Baltimore police arrest two men after dice game pursuit, truck hits patrol cars
A bullet-riddled truck and a ghost gun complaint turned a South Baltimore dice-game dispute into a chase that ended with two patrol cars hit.

A bullet-riddled truck, a ghost gun accusation and a dice-game dispute turned a South Baltimore street into a fast-moving police pursuit that ended with two patrol cars struck and Hugh Morton and Ezekiel Morton under arrest.
Baltimore police said the brothers, ages 29 and 32, drew officers’ attention after two women approached them and accused the men of trying to shoot them, according to court records. As officers moved in, police said the truck fled and struck two patrol cars on Wednesday, April 16, 2026. The vehicle was described as bullet-riddled, a detail that underscored how quickly a street dispute can become a public safety emergency in a dense city neighborhood.

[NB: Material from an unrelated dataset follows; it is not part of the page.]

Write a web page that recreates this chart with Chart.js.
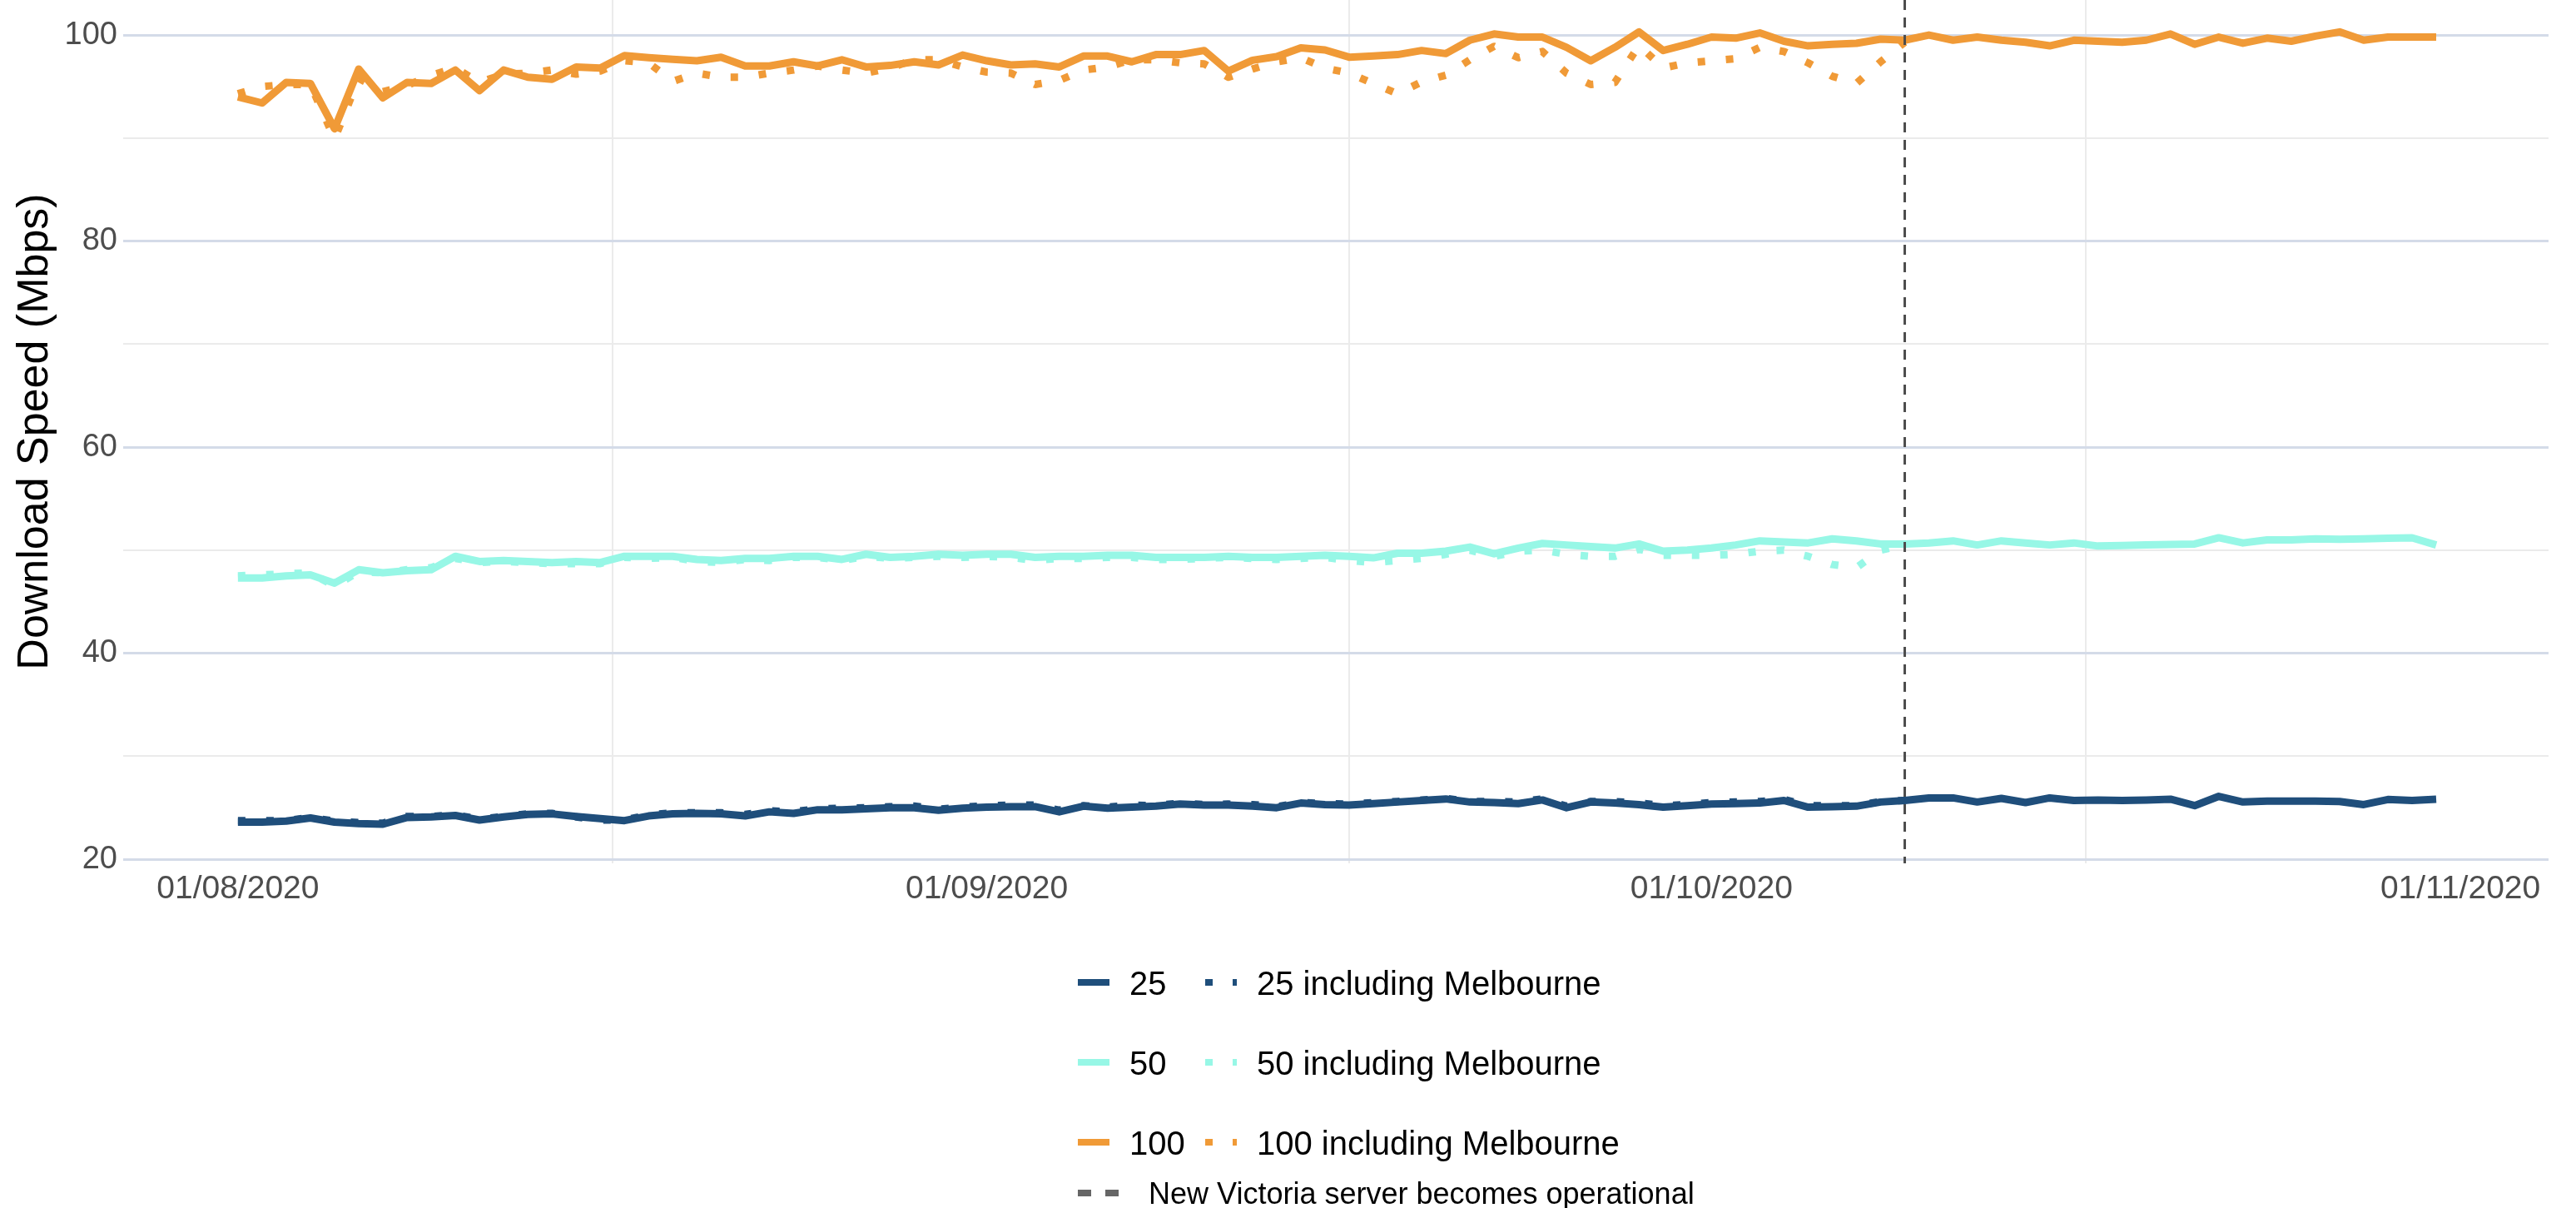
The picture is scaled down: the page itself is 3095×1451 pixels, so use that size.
<!DOCTYPE html>
<html>
<head>
<meta charset="utf-8">
<title>Download speed</title>
<script src="https://cdn.jsdelivr.net/npm/chart.js@4.4.1/dist/chart.umd.min.js"></script>
<style>
  html, body { margin: 0; padding: 0; background: #fff; }
  canvas { display: block; }
</style>
</head>
<body>
<canvas id="speed" width="3095" height="1451"></canvas>
<script>
// x = days since 01/08/2020 (0 = 1 Aug, 91 = 31 Oct)
const days = Array.from({ length: 92 }, (_, i) => i);

const tickDays = [0, 31, 61, 92];
const tickLabels = ['01/08/2020', '01/09/2020', '01/10/2020', '01/11/2020'];
const minorDays = [15.5, 46, 76.5];
const serverDay = 69; // 9 Oct 2020
const yTicks = [20, 30, 40, 50, 60, 70, 80, 90, 100];

const speed25 = [
  23.6, 23.6, 23.7, 24.0, 23.6, 23.45, 23.4, 24.05, 24.1, 24.25,
  23.8, 24.1, 24.35, 24.4, 24.15, 23.95, 23.75, 24.2, 24.4, 24.45,
  24.4, 24.2, 24.6, 24.45, 24.8, 24.8, 24.9, 25.0, 25.0, 24.75,
  24.95, 25.05, 25.1, 25.1, 24.6, 25.15, 24.95, 25.05, 25.15, 25.35,
  25.25, 25.25, 25.15, 25.0, 25.45, 25.3, 25.25, 25.4, 25.55, 25.7,
  25.85, 25.55, 25.5, 25.4, 25.75, 25.0, 25.55, 25.45, 25.3, 25.05,
  25.2, 25.35, 25.4, 25.45, 25.7, 25.05, 25.1, 25.15, 25.55, 25.7,
  25.95, 25.95, 25.55, 25.9, 25.5, 25.95, 25.7, 25.75, 25.7, 25.75,
  25.83, 25.2, 26.1, 25.55, 25.65, 25.65, 25.65, 25.6, 25.3, 25.8,
  25.7, 25.83
];
const speed25Melb = [
  23.75, 23.75, 23.75, 24.05, 23.7, 23.55, 23.5, 24.15, 24.15, 24.3,
  23.9, 24.15, 24.4, 24.45, 24.1, 23.8, 23.8, 24.3, 24.5, 24.5,
  24.5, 24.35, 24.7, 24.6, 24.9, 24.95, 25.0, 25.1, 25.15, 24.85,
  25.05, 25.2, 25.25, 25.25, 24.75, 25.2, 25.05, 25.25, 25.2, 25.45,
  25.3, 25.35, 25.3, 25.1, 25.5, 25.4, 25.35, 25.5, 25.6, 25.75,
  25.9, 25.6, 25.6, 25.55, 25.85, 25.15, 25.6, 25.6, 25.45, 25.2,
  25.3, 25.5, 25.55, 25.6, 25.8, 25.2, 25.2, 25.2, 25.6, 25.7
];

const speed50 = [
  47.3, 47.3, 47.5, 47.6, 46.8, 48.1, 47.8, 48.0, 48.1, 49.4,
  48.9, 49.0, 48.9, 48.8, 48.9, 48.8, 49.4, 49.4, 49.4, 49.1,
  49.0, 49.2, 49.2, 49.4, 49.4, 49.1, 49.6, 49.3, 49.4, 49.6,
  49.5, 49.6, 49.6, 49.3, 49.4, 49.4, 49.5, 49.5, 49.3, 49.3,
  49.3, 49.4, 49.3, 49.3, 49.4, 49.5, 49.4, 49.25, 49.7, 49.7,
  49.9, 50.3, 49.65, 50.2, 50.65, 50.5, 50.35, 50.2, 50.6, 49.9,
  50.0, 50.2, 50.5, 50.9, 50.8, 50.7, 51.1, 50.9, 50.6, 50.6,
  50.7, 50.9, 50.5, 50.9, 50.7, 50.5, 50.7, 50.4, 50.45, 50.5,
  50.55, 50.6, 51.2, 50.7, 51.0, 51.0, 51.1, 51.05, 51.1, 51.15,
  51.2, 50.5
];
const speed50Melb = [
  47.5, 47.6, 47.7, 47.8, 46.5, 47.9, 47.8, 48.1, 48.3, 49.2,
  48.8, 48.9, 48.8, 48.7, 48.7, 48.7, 49.3, 49.2, 49.3, 48.9,
  48.8, 49.1, 49.0, 49.3, 49.3, 49.0, 49.4, 49.2, 49.3, 49.4,
  49.3, 49.4, 49.3, 49.0, 49.2, 49.2, 49.3, 49.3, 49.1, 49.1,
  49.2, 49.3, 49.2, 49.1, 49.2, 49.3, 49.0, 48.8, 49.0, 49.2,
  49.6, 50.0, 49.4, 49.9, 50.0, 49.6, 49.4, 49.4, 50.1, 49.5,
  49.5, 49.5, 49.6, 49.9, 50.0, 49.4, 48.6, 48.3, 50.0, 50.5
];

const speed100 = [
  94.0, 93.4, 95.4, 95.3, 90.9, 96.7, 93.9, 95.4, 95.3, 96.6,
  94.6, 96.6, 95.9, 95.7, 96.9, 96.8, 98.0, 97.8, 97.65, 97.5,
  97.85, 97.0, 97.0, 97.4, 97.0, 97.6, 96.9, 97.05, 97.4, 97.1,
  98.06, 97.5, 97.1, 97.2, 96.9, 97.96, 97.96, 97.4, 98.1, 98.1,
  98.5, 96.5, 97.55, 97.9, 98.76, 98.55, 97.85, 97.96, 98.1, 98.5,
  98.2, 99.5, 100.1, 99.8, 99.8, 98.8, 97.5, 98.8, 100.3, 98.5,
  99.1, 99.8, 99.7, 100.2, 99.4, 98.95, 99.1, 99.2, 99.6, 99.5,
  100.0, 99.5, 99.8, 99.5, 99.3, 98.95, 99.5, 99.4, 99.3, 99.5,
  100.1, 99.1, 99.8, 99.2, 99.7, 99.4, 99.9, 100.3, 99.5, 99.8,
  99.8, 99.8
];
const speed100Melb = [
  94.3, 95.0, 95.2, 95.2, 89.9, 95.8, 94.5, 95.1, 96.1, 96.8,
  95.4, 96.2, 96.3, 96.6, 96.2, 96.5, 97.5, 97.3, 95.5, 96.3,
  95.9, 95.9, 96.3, 96.6, 97.0, 96.6, 96.3, 96.8, 97.6, 97.6,
  96.9, 96.4, 96.3, 95.2, 95.6, 96.6, 96.9, 97.6, 97.6, 97.3,
  97.2, 95.9, 96.7, 97.4, 97.8, 96.8, 96.3, 95.3, 94.3, 95.45,
  96.1, 97.6, 98.9, 97.8, 98.4, 96.3, 95.2, 95.4, 99.0, 96.8,
  97.3, 97.5, 97.7, 98.8, 98.4, 97.3, 96.0, 95.3, 97.4, 99.3
];

const NAVY = '#1f4e7b';
const CYAN = '#97f7e6';
const ORANGE = '#f09a37';
const DOTTED = [9, 25];
const FONT = '"Liberation Sans", Arial, sans-serif';

const toPoints = vals => vals.map((v, i) => ({ x: days[i], y: v }));

function series(label, vals, color, dashed) {
  return {
    label: label,
    data: toPoints(vals),
    borderColor: color,
    backgroundColor: color,
    borderWidth: 9,
    borderDash: dashed ? DOTTED : [],
    borderCapStyle: 'butt',
    borderJoinStyle: 'round',
    pointRadius: 0,
    tension: 0,
    fill: false
  };
}

// legend: solid and dotted series side by side, then the server line key
const pairLegend = {
  id: 'pairLegend',
  afterDraw(chart) {
    const ctx = chart.ctx;
    const sets = chart.data.datasets;
    const rows = [
      { mid: 1180, base: 1195 },
      { mid: 1276, base: 1291 },
      { mid: 1372, base: 1387 }
    ];
    const key = (x0, x1, y, color, dash) => {
      ctx.beginPath();
      ctx.setLineDash(dash);
      ctx.lineCap = 'butt';
      ctx.lineWidth = 8;
      ctx.strokeStyle = color;
      ctx.moveTo(x0, y);
      ctx.lineTo(x1, y);
      ctx.stroke();
    };
    ctx.save();
    ctx.textBaseline = 'alphabetic';
    ctx.textAlign = 'left';
    ctx.fillStyle = '#000';
    rows.forEach((r, i) => {
      const solid = sets[i * 2];
      const dotted = sets[i * 2 + 1];
      ctx.font = '40px ' + FONT;
      key(1295, 1333, r.mid, solid.borderColor, []);
      ctx.fillText(solid.label, 1357, r.base);
      key(1448, 1486, r.mid, dotted.borderColor, [9, 24]);
      ctx.fillText(dotted.label, 1510, r.base);
    });
    key(1295, 1344, 1433, '#666666', [16, 17]);
    ctx.font = '36px ' + FONT;
    ctx.fillText('New Victoria server becomes operational', 1380, 1446);
    ctx.restore();
  }
};

// dashed vertical marker for the new Victoria server
const serverLine = {
  id: 'serverLine',
  afterDatasetsDraw(chart) {
    const { ctx, chartArea, scales } = chart;
    const x = scales.x.getPixelForValue(serverDay);
    ctx.save();
    ctx.beginPath();
    ctx.setLineDash([12, 9]);
    ctx.lineWidth = 3;
    ctx.strokeStyle = '#4d4d4d';
    ctx.moveTo(x, chartArea.top);
    ctx.lineTo(x, chartArea.bottom);
    ctx.stroke();
    ctx.restore();
  }
};

new Chart(document.getElementById('speed'), {
  type: 'line',
  data: {
    datasets: [
      series('25', speed25, NAVY, false),
      series('25 including Melbourne', speed25Melb, NAVY, true),
      series('50', speed50, CYAN, false),
      series('50 including Melbourne', speed50Melb, CYAN, true),
      series('100', speed100, ORANGE, false),
      series('100 including Melbourne', speed100Melb, ORANGE, true)
    ]
  },
  options: {
    responsive: false,
    devicePixelRatio: 1,
    animation: false,
    layout: { padding: { top: 0, right: 33, bottom: 0, left: 0 } },
    plugins: {
      legend: { display: false },
      tooltip: { enabled: false }
    },
    scales: {
      x: {
        type: 'linear',
        position: 'bottom',
        min: -4.75,
        max: 95.65,
        afterBuildTicks: scale => {
          scale.ticks = tickDays.concat(minorDays).map(v => ({ value: v }));
        },
        afterFit: scale => {
          scale.height = 414;
          scale.paddingLeft = 0;
          scale.paddingRight = 0;
        },
        ticks: {
          autoSkip: false,
          maxRotation: 0,
          padding: 8,
          color: '#4d4d4d',
          font: { family: FONT, size: 39 },
          callback: v => {
            const i = tickDays.indexOf(v);
            return i >= 0 ? tickLabels[i] : '';
          }
        },
        grid: {
          drawTicks: false,
          lineWidth: 2,
          color: c => (c.tick && minorDays.includes(c.tick.value)) ? '#ebebeb' : 'rgba(0,0,0,0)'
        },
        border: { display: false }
      },
      y: {
        type: 'linear',
        min: 19.6,
        max: 103.4,
        afterBuildTicks: scale => {
          scale.ticks = yTicks.map(v => ({ value: v }));
        },
        afterFit: scale => {
          scale.width = 148;
          scale.paddingTop = 0;
          scale.paddingBottom = 0;
        },
        ticks: {
          padding: 7,
          color: '#4d4d4d',
          font: { family: FONT, size: 38 },
          callback: v => (v % 20 === 0 ? v : '')
        },
        grid: {
          drawTicks: false,
          color: c => (c.tick && c.tick.value % 20 === 0) ? '#d4dbe8' : '#ebebeb',
          lineWidth: c => (c.tick && c.tick.value % 20 === 0) ? 3 : 2
        },
        border: { display: false },
        title: {
          display: true,
          text: 'Download Speed (Mbps)',
          color: '#000',
          font: { family: FONT, size: 52 },
          padding: { top: 11, bottom: 0 }
        }
      }
    }
  },
  plugins: [serverLine, pairLegend]
});
</script>
</body>
</html>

The episode fits a pattern Baltimore has seen before in South Baltimore, where dice games have repeatedly intersected with gun violence and police action. In a separate 2017 case, police seized 12 firearms from two cars after what authorities described as a brief pursuit tied to an illegal dice game. That kind of repeat scenario points to the same hard problem for the city: the moment a gambling dispute turns violent, the risks spread beyond the people in the argument and into the surrounding blocks, where pedestrians, drivers and officers can be caught in the middle.

The enforcement picture is complicated by the city’s own legal constraints. A 2020 WBFF / FOX45 report said a U.S. Department of Justice review found Baltimore police filed 657 gambling-related charges from 2010 to 2015 for gaming or playing cards or dice, while Baltimore’s police consent decree limits gambling enforcement and requires a warning first plus supervisory approval before an arrest. That framework reflects the tension between crackdowns on disorder and the city’s oversight rules, even as residents continue to see the fallout of illegal gambling and gun disputes on their streets.
The Morton arrest also landed in the middle of Baltimore’s broader fight against ghost guns. In August 2025, the City of Baltimore said a jury awarded it $62 million in damages against Hanover Armory LLC in a ghost-gun case. Baltimore officials said police had confiscated more than 460 ghost guns in 2023 and more than 150 by mid-2025. Taken together, the numbers show a city still wrestling with a familiar sequence: illegal guns, volatile street gatherings and the danger that a single dispute can turn a neighborhood block into a crash scene.